BOISE, Idaho (KBOI) - The movie industry long has had tunnel vision, targeting teens with a siren song of bullets and things that go boom in the night.
But 15-year-old Boise teenager Aaron Fretwell isn't listening. That's because he's found power in a purple bracelet.
"I thought that it's kinda weird at first," he says, fidgeting in a church lobby.
"But as soon as we started doing it, I kinda like it better; being violent just makes you angry."
Fretwell belongs to the Hillview United Methodist Church, a modest complex of brick and stained glass that has sat on the same site on Ustick Road since 1965.
During the Lenten season, members have pledged to practice nonviolence and make peace within themselves and their families.
Dawn Phipps, a nurse, found the idea intriguing.
"Typically, I give something up and this was different from giving up Diet Coke for 40 days," she says with a sly grin.
Senior Pastor Barbara Nixon brought the idea with her from her last posting near Eugene, Oregon. She admits that not everyone in the congregation was as enthusiastic as Phipps.

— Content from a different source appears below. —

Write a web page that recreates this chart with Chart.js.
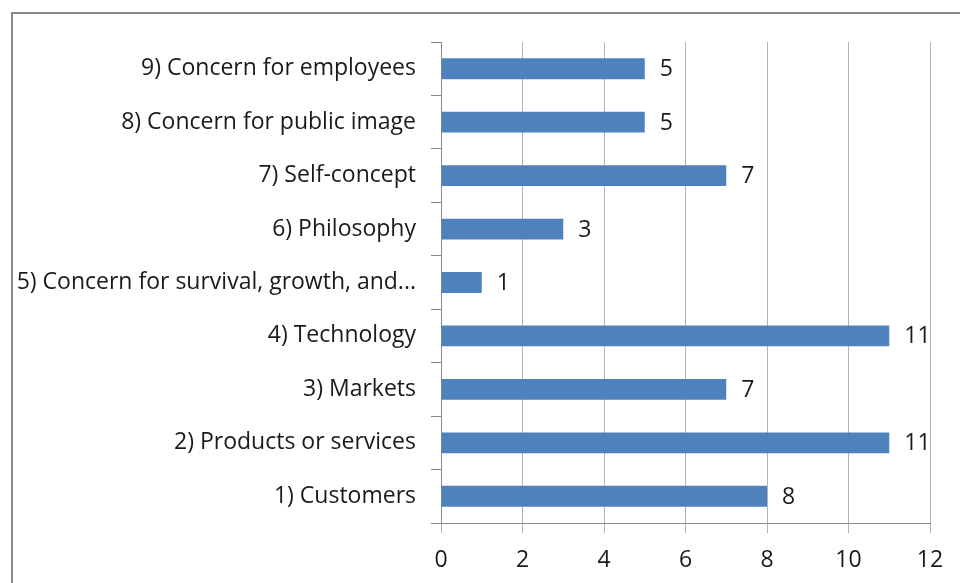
<!DOCTYPE html>
<html>
<head>
<meta charset="utf-8">
<script src="https://cdn.jsdelivr.net/npm/chart.js@4"></script>
<style>
  html, body { margin: 0; padding: 0; background: #fff; overflow: hidden; }
  #frame { position: absolute; left: 11px; top: 12px; width: 1000px; height: 1000px; border: 2px solid #8a8a8a; }
  #wrap { position: absolute; left: 0; top: 0; width: 960px; height: 583px; }
</style>
</head>
<body>
<div id="frame"></div>
<div id="wrap"><canvas id="missionChart" width="960" height="583"></canvas></div>
<script>
// Mission statement components
var categories = [
    '1) Customers',
    '2) Products or services',
    '3) Markets',
    '4) Technology',
    '5) Concern for survival, growth, and...',
    '6) Philosophy',
    '7) Self-concept',
    '8) Concern for public image',
    '9) Concern for employees'
];
var counts = [8, 11, 7, 11, 1, 3, 7, 5, 5];
var xTicks = [0, 2, 4, 6, 8, 10, 12];

var FONT = { family: 'Open Sans', size: 23 };
var TEXT = '#1a1a1a';

// draws the number at the end of each bar
var barValues = {
    id: 'barValues',
    afterDatasetsDraw: function (chart) {
        var ctx = chart.ctx;
        ctx.save();
        ctx.font = FONT.size + 'px ' + FONT.family;
        ctx.fillStyle = TEXT;
        ctx.textAlign = 'left';
        ctx.textBaseline = 'middle';
        chart.getDatasetMeta(0).data.forEach(function (bar, i) {
            ctx.fillText(String(counts[i]), bar.x + 15, bar.y + 1);
        });
        ctx.restore();
    }
};

var ctx = document.getElementById('missionChart').getContext('2d');
var missionChart = new Chart(ctx, {
    type: 'bar',
    data: {
        labels: categories,
        datasets: [{
            data: counts,
            backgroundColor: '#4f81bd',
            borderWidth: 0,
            categoryPercentage: 1,
            barPercentage: 0.39
        }]
    },
    options: {
        indexAxis: 'y',
        responsive: false,
        animation: false,
        layout: { padding: { top: 42, right: 30, left: 0, bottom: 0 } },
        plugins: {
            legend: { display: false },
            tooltip: { enabled: false }
        },
        scales: {
            x: {
                min: xTicks[0],
                max: xTicks[xTicks.length - 1],
                afterBuildTicks: function (scale) {
                    scale.ticks = xTicks.map(function (v) { return { value: v }; });
                },
                grid: { color: '#b3b3b3', tickLength: 10, lineWidth: 1 },
                border: { color: '#8a8a8a' },
                ticks: { font: FONT, color: TEXT, padding: 14 },
                afterFit: function (scale) { scale.height = 60; }
            },
            y: {
                reverse: true,
                grid: { drawOnChartArea: false, tickLength: 10, color: '#8a8a8a', offset: true },
                border: { color: '#8a8a8a' },
                ticks: { font: FONT, color: TEXT, padding: 15, autoSkip: false },
                afterFit: function (scale) { scale.width = 441; }
            }
        }
    },
    plugins: [barValues]
});
</script>
</body>
</html>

She says the initiative, called "A Season of Nonviolence," is a way of responding to a world she sees as broken and in pain.
"Towers shouldn't fall," she says in a reference to 9/11.
"No one should attack us on our own soil. We're shocked by violence up close because we've been insulated from it in a lot of ways."
Nixon is quite aware that wearing a purple wristband won't cure the nation's ills, but she hopes it will make her members think.
"It's an awareness exercise," she points out.
"At this church, it's 'You can't fix everything.' You just pay attention to what's in front of you."
These days, what's in front of Aaron Fretwell is a leap of faith. He has put aside football to be a pole vaulter. And he's found the purple bracelet has been a boon to his athletic career.
"When you get angry, you start messing up. That's what I did yesterday," he says, referring to a recent practice as a member of the Mountain View High School Mavericks track team.
For a 15-year-old, he is surprisingly single-minded about his new passion, even among friends.
"Yeah, because they think I'm just joking around with them. They don't really think about that kind of stuff. They think it's stupid going to church. But I like church," he says quietly.
Hearing that, Pastor Nixon breaks into a big smile.
"That's great to hear. I love hearing that," she says proudly, knowing her program is reaching even the toughest crowd of critics--kids like Aaron.
Nixon admits that even she has had to adjust her life in ways she hadn't expected. Lately, she has been eschewing episodes of "CSI" for tamer fare, such as The Cooking Channel.
"I've had to change some of what I watch on TV because I'm as empty-headed as the next person," she says with a chuckle.
Recipe television clearly isn't an option for Fretwell, who's in constant motion, like a land shark with too much energy.
But it doesn't have to be.
"I will keep being nonviolent," he says with a sincerity that seems genuine.
Then he looks down at the wristbands he sports on both arms.
"We won't have to wear these anymore, but I think I will keep being nonviolent because I like it a lot more,"
For a teenager, that's quite an admission.
And the lesson here? That life is full of learning curves. Follow the right one and, like our pole vaulter, you end up soaring.